Rather than try to convince Westerners otherwise, why not play with these assumptions? “That’s why A.I. is the protagonist instead of a side character or a nemesis. What would the world look like from this point of view?”
A Global Upbringing
Lek himself is no stranger to an outsider’s perspective. Born in Frankfurt, Germany, in 1982 to Malaysian-Chinese parents who worked for Singapore Airlines, his childhood was spent moving between Osaka, Bangkok, Hong Kong, and Singapore. “All of those cities were in a process of transformation,” he recalled, particularly Hong Kong, where he lived in the late 1980s. “Before the British handover [in 1997], you’d still hear Big Ben before the news, but I remember the Bank of China skyscraper being built. That city is iconic as a technological metropolis.”
Adolescent Lek was faintly conscious of being “a product of the flows of capitalism and globalization,” but wouldn’t fully comprehend his position in the world until years later, when he encountered post-colonial and Marxist discourse. Instead, he spent his spare time drawing, listening to and making music, and playing classic 1990s video games like Wolfenstein and Doom.
These were not, at that time, well-trodden routes into fine art, so Lek studied architecture at the University of Cambridge. He was routinely stunned when peers turned up to class with immaculate two-tone renderings, discovering in himself a very different sensibility. On one occasion he experienced rapture upon entering a cathedral as the organ played. “It was really beautiful how the light, music, and space worked together,” he recalled. In the wake of the 2008 crash, the workplace proved even more disillusioning. “I was trying to reconcile this very practical life of property development with big dreams about utopian city building, with not much in between.”

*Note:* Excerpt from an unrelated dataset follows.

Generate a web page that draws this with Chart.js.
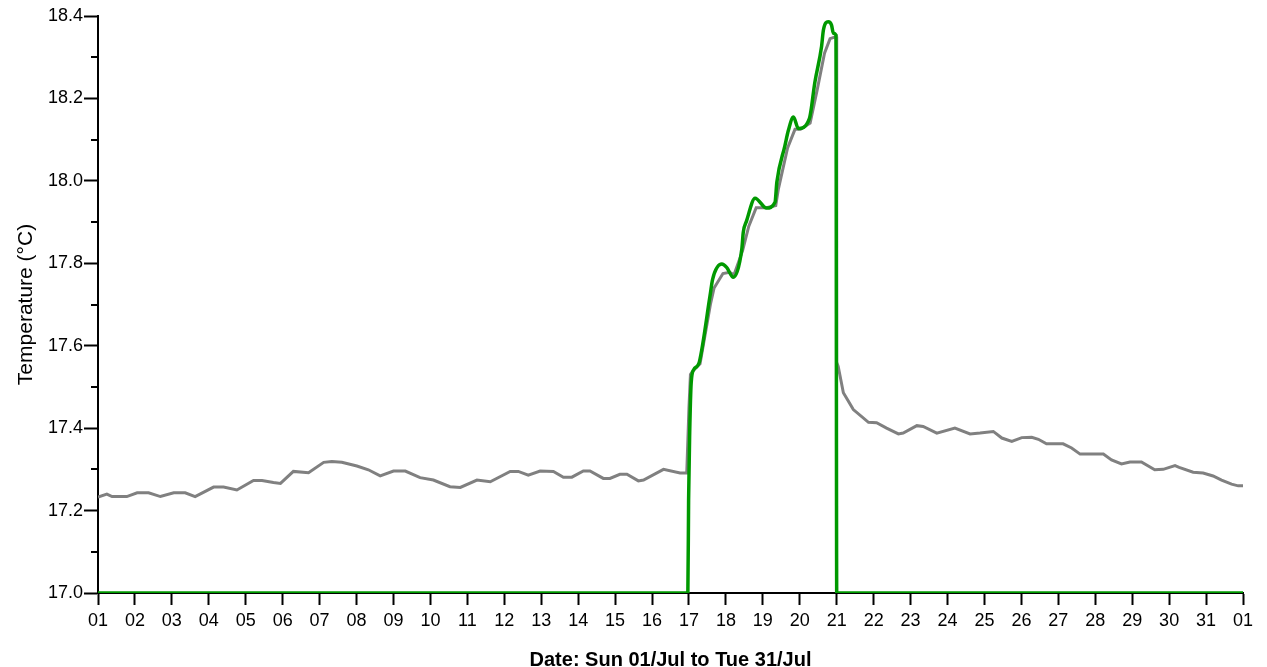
<!DOCTYPE html>
<html>
<head>
<meta charset="utf-8">
<script src="https://cdn.jsdelivr.net/npm/chart.js@4"></script>
<style>
  html, body { margin: 0; padding: 0; background: #fff; }
  #wrap { width: 1267px; height: 667px; }
</style>
</head>
<body>
<div id="wrap"><canvas id="myChart" width="1267" height="667"></canvas></div>
<script>
// Day of month (1 = 01/Jul, 32 = 01/Aug) and temperature readings.
const grayDays = [1.00, 1.24, 1.38, 1.78, 2.06, 2.37, 2.69, 3.05, 3.36, 3.63, 4.13, 4.40, 4.76, 5.21, 5.44, 5.75, 5.94, 6.29, 6.70, 7.11, 7.33, 7.60, 8.01, 8.32, 8.64, 9.00, 9.32, 9.72, 10.08, 10.53, 10.81, 11.26, 11.62, 12.16, 12.38, 12.65, 12.97, 13.33, 13.60, 13.83, 14.14, 14.32, 14.68, 14.86, 15.13, 15.32, 15.63, 15.77, 16.31, 16.76, 16.94, 17.00, 17.04, 17.10, 17.22, 17.30, 17.58, 17.68, 17.92, 18.10, 18.22, 18.45, 18.62, 18.82, 19.10, 19.35, 19.42, 19.67, 19.87, 20.02, 20.28, 20.47, 20.67, 20.82, 20.99, 21.00, 21.04, 21.18, 21.45, 21.86, 22.08, 22.35, 22.67, 22.80, 23.17, 23.34, 23.71, 24.20, 24.61, 24.88, 25.24, 25.47, 25.74, 26.01, 26.28, 26.46, 26.68, 27.13, 27.36, 27.59, 28.22, 28.44, 28.71, 28.94, 29.25, 29.61, 29.84, 30.16, 30.27, 30.65, 30.92, 31.19, 31.42, 31.69, 31.87, 32.00];
const grayTemps = [17.233, 17.240, 17.234, 17.234, 17.243, 17.243, 17.234, 17.243, 17.243, 17.234, 17.257, 17.257, 17.250, 17.273, 17.273, 17.268, 17.266, 17.295, 17.292, 17.317, 17.319, 17.317, 17.308, 17.299, 17.284, 17.296, 17.296, 17.280, 17.274, 17.258, 17.256, 17.274, 17.270, 17.295, 17.295, 17.286, 17.296, 17.295, 17.281, 17.281, 17.296, 17.296, 17.278, 17.278, 17.288, 17.288, 17.272, 17.274, 17.300, 17.291, 17.291, 17.450, 17.530, 17.538, 17.549, 17.556, 17.700, 17.740, 17.775, 17.778, 17.772, 17.830, 17.890, 17.935, 17.935, 17.940, 17.980, 18.080, 18.125, 18.125, 18.140, 18.220, 18.310, 18.345, 18.350, 17.560, 17.550, 17.486, 17.445, 17.414, 17.413, 17.400, 17.386, 17.388, 17.406, 17.404, 17.388, 17.400, 17.386, 17.388, 17.392, 17.376, 17.368, 17.377, 17.378, 17.373, 17.362, 17.362, 17.352, 17.337, 17.337, 17.323, 17.313, 17.318, 17.318, 17.299, 17.300, 17.309, 17.305, 17.293, 17.291, 17.284, 17.274, 17.264, 17.260, 17.260];

const greenDays = [1, 16.97, 16.99, 17.02, 17.06, 17.13, 17.22, 17.28, 17.57, 17.64, 17.89, 18.02, 18.20, 18.43, 18.47, 18.56, 18.79, 19.10, 19.33, 19.38, 19.60, 19.69, 19.83, 19.96, 20.26, 20.41, 20.59, 20.64, 20.77, 20.86, 20.91, 20.98, 21.00, 32];
const greenTemps = [17.0, 17.0, 17.225, 17.39, 17.51, 17.542, 17.55, 17.56, 17.721, 17.761, 17.798, 17.790, 17.766, 17.834, 17.875, 17.903, 17.958, 17.934, 17.948, 17.997, 18.086, 18.122, 18.155, 18.127, 18.151, 18.240, 18.326, 18.366, 18.386, 18.378, 18.358, 18.354, 17.0, 17.0];

const dayLabels = ['01', '02', '03', '04', '05', '06', '07', '08', '09', '10', '11', '12', '13', '14', '15', '16', '17', '18', '19', '20', '21', '22', '23', '24', '25', '26', '27', '28', '29', '30', '31', '01'];

const toPoints = (xs, ys) => xs.map((x, i) => ({ x: x, y: ys[i] }));

// Short ticks between the labelled ones on the temperature axis.
const minorTicks = {
  id: 'minorTicks',
  afterDraw(chart) {
    const y = chart.scales.y;
    const c = chart.ctx;
    c.save();
    c.strokeStyle = '#000';
    c.lineWidth = 2;
    for (let v = 17.1; v < 18.4; v += 0.2) {
      const py = Math.round(y.getPixelForValue(v));
      c.beginPath();
      c.moveTo(y.right - 7, py);
      c.lineTo(y.right, py);
      c.stroke();
    }
    c.restore();
  }
};

Chart.defaults.font.family = 'Arial, "Liberation Sans", sans-serif';
Chart.defaults.color = '#000';

const ctx = document.getElementById('myChart');

new Chart(ctx, {
  type: 'line',
  data: {
    datasets: [{
      label: 'Green',
      data: toPoints(greenDays, greenTemps),
      borderColor: '#009900',
      borderWidth: 3.5,
      pointRadius: 0,
      cubicInterpolationMode: 'monotone'
    }, {
      label: 'Gray',
      data: toPoints(grayDays, grayTemps),
      borderColor: '#808080',
      borderWidth: 3,
      pointRadius: 0,
      tension: 0
    }]
  },
  options: {
    responsive: false,
    animation: false,
    layout: { padding: { left: 0, top: 16, right: 24, bottom: 0 } },
    plugins: {
      legend: { display: false },
      tooltip: { enabled: false }
    },
    scales: {
      x: {
        type: 'linear',
        min: 1,
        max: 32,
        afterFit: s => { s.height = 74; },
        border: { color: '#000', width: 2 },
        grid: { drawOnChartArea: false, tickLength: 12, tickColor: '#000', tickWidth: 2 },
        ticks: {
          stepSize: 1,
          autoSkip: false,
          maxRotation: 0,
          padding: 5,
          font: { size: 18 },
          callback: v => dayLabels[v - 1]
        },
        title: {
          display: true,
          text: 'Date: Sun 01/Jul to Tue 31/Jul',
          font: { size: 20, weight: 'bold', lineHeight: 1 },
          padding: { top: 0, bottom: -3 }
        }
      },
      y: {
        min: 17,
        max: 18.4,
        afterFit: s => { s.width = 98; },
        border: { color: '#000', width: 2 },
        grid: { drawOnChartArea: false, tickLength: 14, tickColor: '#000', tickWidth: 2 },
        ticks: {
          stepSize: 0.2,
          padding: 1,
          font: { size: 18 },
          callback: v => v.toFixed(1)
        },
        title: {
          display: true,
          text: 'Temperature (°C)',
          font: { size: 21 },
          padding: { top: 14, bottom: 0 }
        }
      }
    }
  },
  plugins: [minorTicks]
});
</script>
</body>
</html>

Crafting Speculative Futures
A breakthrough occurred in 2012 while studying for an M.A. at the Cooper Union in New York under renowned paper architect Lebbeus Woods. “He drew speculative visions in which cities and political landscapes collide,” said Lek, emphasizing the importance of experiences over a bricks-and-mortar product. A year later, when he decided to start from scratch as an artist, Lek realized his background in architecture provided the visualization tools needed to start creating new worlds. His initial ventures into the virtual realm were also practical, given the confines of Lek’s tiny east London studio.
So began a prolific period during which Lek worked with collaborators to produce a new video game every few months. If a thematic thread emerged, it was in how the works imagined alternative histories in real places. In 2015, Lek won the Dazed Emerging Art Award and was commissioned to make Unreal Estate, a dystopia in which the Royal Academy in London has been sold off to a billionaire who installs a helipad on the roof and a garish Jeff Koons bunny in the courtyard.

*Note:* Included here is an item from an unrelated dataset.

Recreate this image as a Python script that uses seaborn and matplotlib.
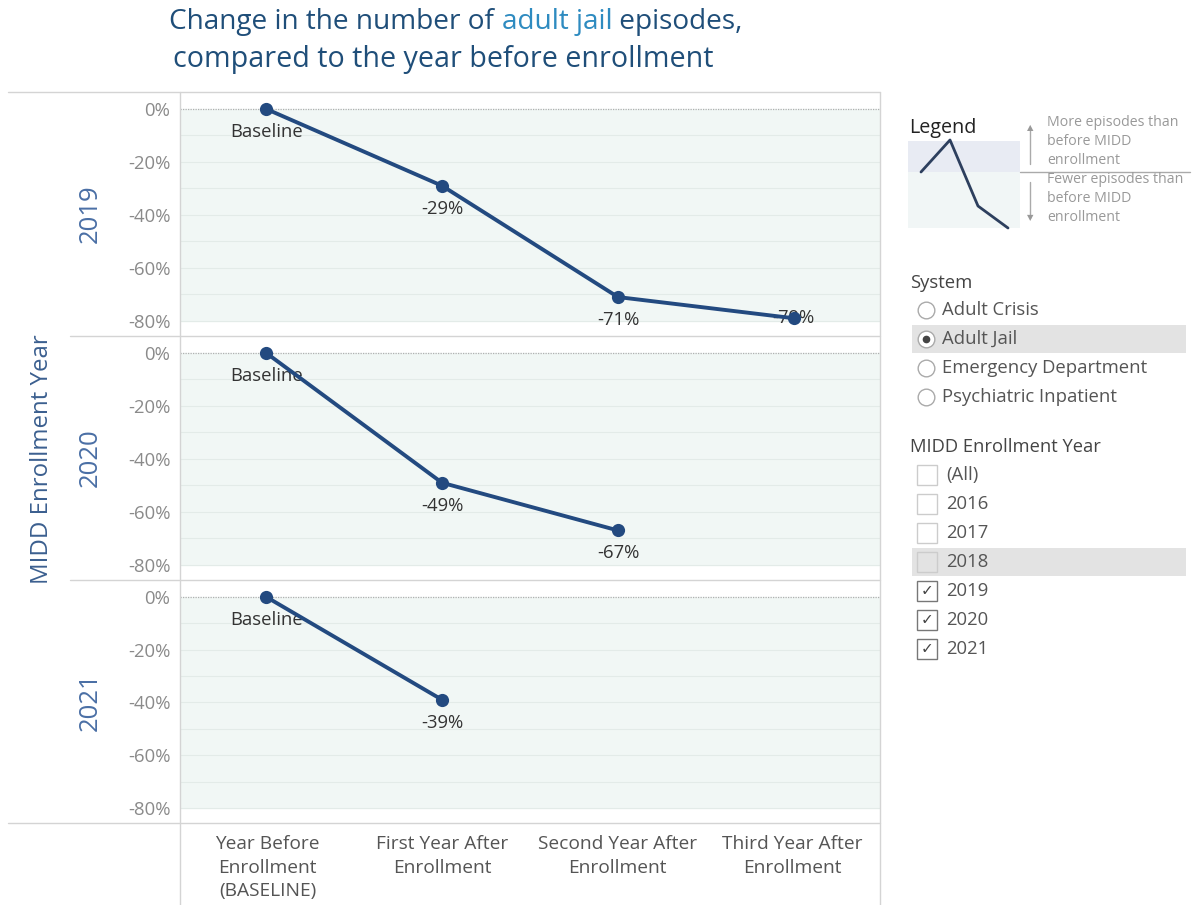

Institutional recognition followed, and Lek’s work became less frivolous. It wasn’t long before he had begun developing a cinematic Sinofuturistic universe big enough to contain two trilogies. The first of these is the video essay Sinofuturism (1839-2046 AD) (2016), and films Geomancer (2017) and AIDOL (2019). The latter, viewed in 2024, is impressively prophetic, featuring a pop star past her prime who uses A.I. to ghostwrite her comeback album. “Music is often the first industry to evolve, for better or worse, with new technologies for production and distribution,” said Lek, who wrote the score.

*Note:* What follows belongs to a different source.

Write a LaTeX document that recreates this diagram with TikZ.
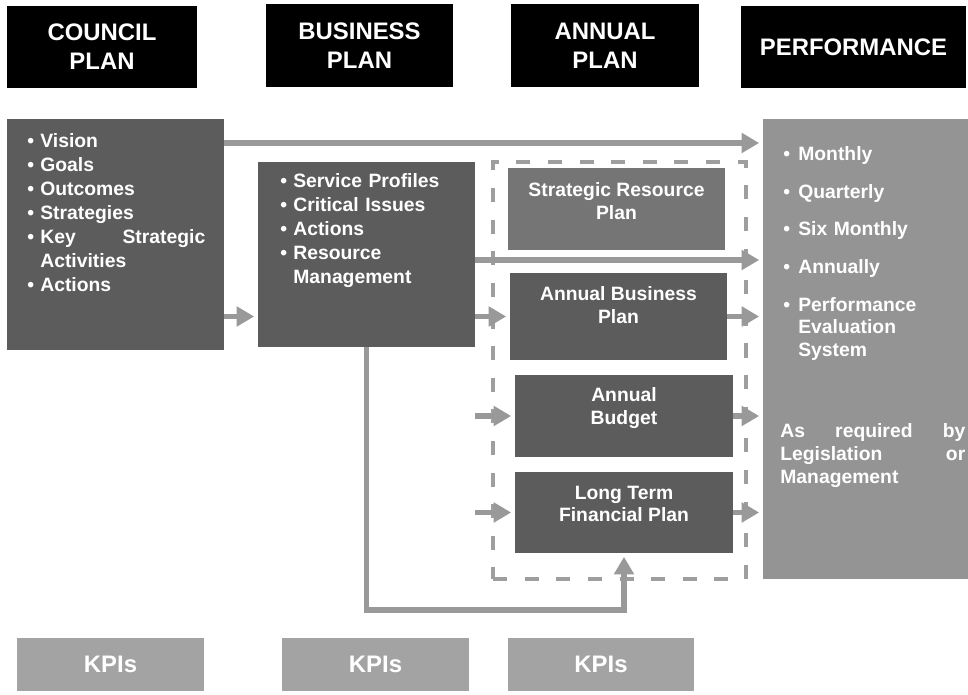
\documentclass[tikz,border=0pt]{standalone}
\usepackage{fontspec}
\setmainfont{Liberation Sans}
\usepackage{tikz}
\usetikzlibrary{arrows.meta}

\definecolor{hatchdark}{gray}{0.36}
\definecolor{hatchmid}{gray}{0.46}
\definecolor{dotgray}{gray}{0.58}
\definecolor{kpigray}{gray}{0.64}
\definecolor{arrowgray}{gray}{0.6}
\definecolor{dashgray}{gray}{0.62}

\newcommand{\bul}[1][0.26cm]{\makebox[#1][l]{\textbullet}}

\begin{document}
\begin{tikzpicture}[x=0.02cm,y=-0.02cm,
  hdr/.style={fill=black,text=white,font=\fontsize{13.6}{16.4}\selectfont\bfseries,align=center,inner sep=0pt},
  darkbox/.style={fill=hatchdark,inner sep=0pt},
  midbox/.style={fill=hatchmid,inner sep=0pt},
  dotbox/.style={fill=dotgray,inner sep=0pt},
  kpibox/.style={fill=kpigray,text=white,font=\fontsize{13.6}{16.4}\selectfont\bfseries,inner sep=0pt,minimum height=1.06cm},
  boxtext/.style={text=white,font=\fontsize{11}{12.8}\selectfont\bfseries,align=center,inner sep=0pt},
  listtext/.style={text=white,font=\fontsize{11}{13.7}\selectfont\bfseries,inner sep=0pt,anchor=north west},
  flowline/.style={draw=arrowgray,line width=3.4pt,shorten >=2pt,-{Triangle[length=10pt,width=11pt]}},
  dashframe/.style={draw=dashgray,line width=1.8pt,dash pattern=on 8pt off 10pt,inner sep=0pt}]

\useasboundingbox (0,0) rectangle (968,695);

\node[hdr,minimum width=3.8cm,minimum height=1.64cm] (hcouncil) at (102,47) {COUNCIL\\PLAN};
\node[hdr,minimum width=3.74cm,minimum height=1.66cm] (hbusiness) at (359.5,45.5) {BUSINESS\\PLAN};
\node[hdr,minimum width=3.76cm,minimum height=1.66cm] (hannual) at (605,45.5) {ANNUAL\\PLAN};
\node[hdr,minimum width=4.5cm,minimum height=1.64cm] (hperf) at (853.5,47) {PERFORMANCE};

\node[dashframe,minimum width=5.06cm,minimum height=8.34cm] (annframe) at (619.5,370.5) {};

\node[darkbox,minimum width=4.34cm,minimum height=4.62cm] (cp) at (115.5,234.5) {};
\node[listtext,text width=3.56cm] (cptext) at (27,133) {\bul Vision\\ \bul Goals\\ \bul Outcomes\\ \bul Strategies\\ \bul Key\hfill Strategic\\ \hspace*{0.26cm}Activities\\ \bul Actions};

\node[darkbox,minimum width=4.34cm,minimum height=3.7cm] (bp) at (366.5,254.5) {};
\node[listtext,text width=3.9cm] (bptext) at (280,173) {\bul Service Profiles\\ \bul Critical Issues\\ \bul Actions\\ \bul Resource\\ \hspace*{0.26cm}Management};

\node[midbox,minimum width=4.34cm,minimum height=1.64cm] (srp) at (616.5,209) {};
\node[boxtext] (srptext) at (616.5,201) {Strategic Resource\\Plan};
\node[darkbox,minimum width=4.34cm,minimum height=1.74cm] (abp) at (618.5,316.5) {};
\node[boxtext] (abptext) at (618.5,305) {Annual Business\\Plan};
\node[darkbox,minimum width=4.36cm,minimum height=1.64cm] (ab) at (624,416) {};
\node[boxtext] (abtext) at (624,408) {Annual\\Budget};
\node[darkbox,minimum width=4.36cm,minimum height=1.62cm] (ltfp) at (624,512.5) {};
\node[boxtext] (ltfptext) at (624,504) {Long Term\\Financial Plan};

\node[dotbox,minimum width=4.1cm,minimum height=9.2cm] (pf) at (865.5,349) {};
\node[listtext,text width=3.6cm,font=\fontsize{11}{12.8}\selectfont\bfseries] (pftext) at (783,146) {\bul[0.3cm]Monthly\\[8.7pt] \bul[0.3cm]Quarterly\\[8.7pt] \bul[0.3cm]Six Monthly\\[8.7pt] \bul[0.3cm]Annually\\[8.7pt] \bul[0.3cm]Performance\\ \hspace*{0.3cm}Evaluation\\ \hspace*{0.3cm}System};
\node[listtext,text width=3.7cm,font=\fontsize{11}{13}\selectfont\bfseries] (pfnote) at (780,423) {As\hfill required\hfill by\\ Legislation\hfill or\\ Management};

\node[kpibox,minimum width=3.74cm] (kpi1) at (110.5,664.5) {KPIs};
\node[kpibox,minimum width=3.74cm] (kpi2) at (375.5,664.5) {KPIs};
\node[kpibox,minimum width=3.72cm] (kpi3) at (601,664.5) {KPIs};

\draw[flowline] (cp.east |- 0,143) -- (pf.west |- 0,143);
\draw[flowline] (cp.east |- abp.west) -- (bp.west |- abp.west);
\draw[flowline] (bp.east |- 0,260) -- (pf.west |- 0,260);
\draw[flowline] (bp.east |- abp.west) -- (abp.west);
\draw[flowline] (bp.east |- ab.west) -- (ab.west);
\draw[flowline] (bp.east |- ltfp.west) -- (ltfp.west);
\draw[flowline] (abp.east) -- (abp.east -| pf.west);
\draw[flowline] (ab.east) -- (ab.east -| pf.west);
\draw[flowline] (ltfp.east) -- (ltfp.east -| pf.west);
\draw[flowline] (bp.south) -- ++(0,263) -| (ltfp.south);
\end{tikzpicture}
\end{document}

“If Sinofuturism was about A.I. coming of age, the Smart City trilogy is when A.I. gets a job and screws it up,” said Lek. In the first installment, video game Black Cloud (2021-23), Guanyin the carebot must counsel a lonely surveillance A.I. who did their job a little too efficiently, sending everyone to prison and leaving the smart city of SimBeijing deserted. The idea that a tech company would provide its A.I. with this kind of emotional support is more cynical than it sounds, having been inspired by corporations that offer health insurance.
The second episode NOX, which debuted at LAS in Berlin, was Lek’s biggest installation yet. The hour-long experience encompassed immersive audio, cinematic CGI videos, and interactive game elements that unfolded across multiple floors. This scale allowed Lek to imagine in detail a rehab center for self-driving cars that are misbehaving, and innovate new ways to enmesh physical architecture with virtual space. Of course, works like these ask a lot from audiences, and attention is perhaps never more scarce than at an art fair.
For this reason, Lek sees Guanyin: Confessions of a Former Carebot as a distillation of his ideas, that “brings together the cinematic aspect and the game aspect.” It is significant that a practice like Lek’s, typically contained to specialized, institutional spaces like LAS, is finding its way into a mainstream market context, but the reach of his universe is only expanding. “It’s inevitable that people just get glimpses of what you do,” said Lek. “Years later, they might see another work and realize they are related. That longform continuity is so hard to get, but that’s where you can create the richest experiences.”
“Guanyin: Confessions of a Former Carebot” is on view at Frieze London from October 9-13, 2024.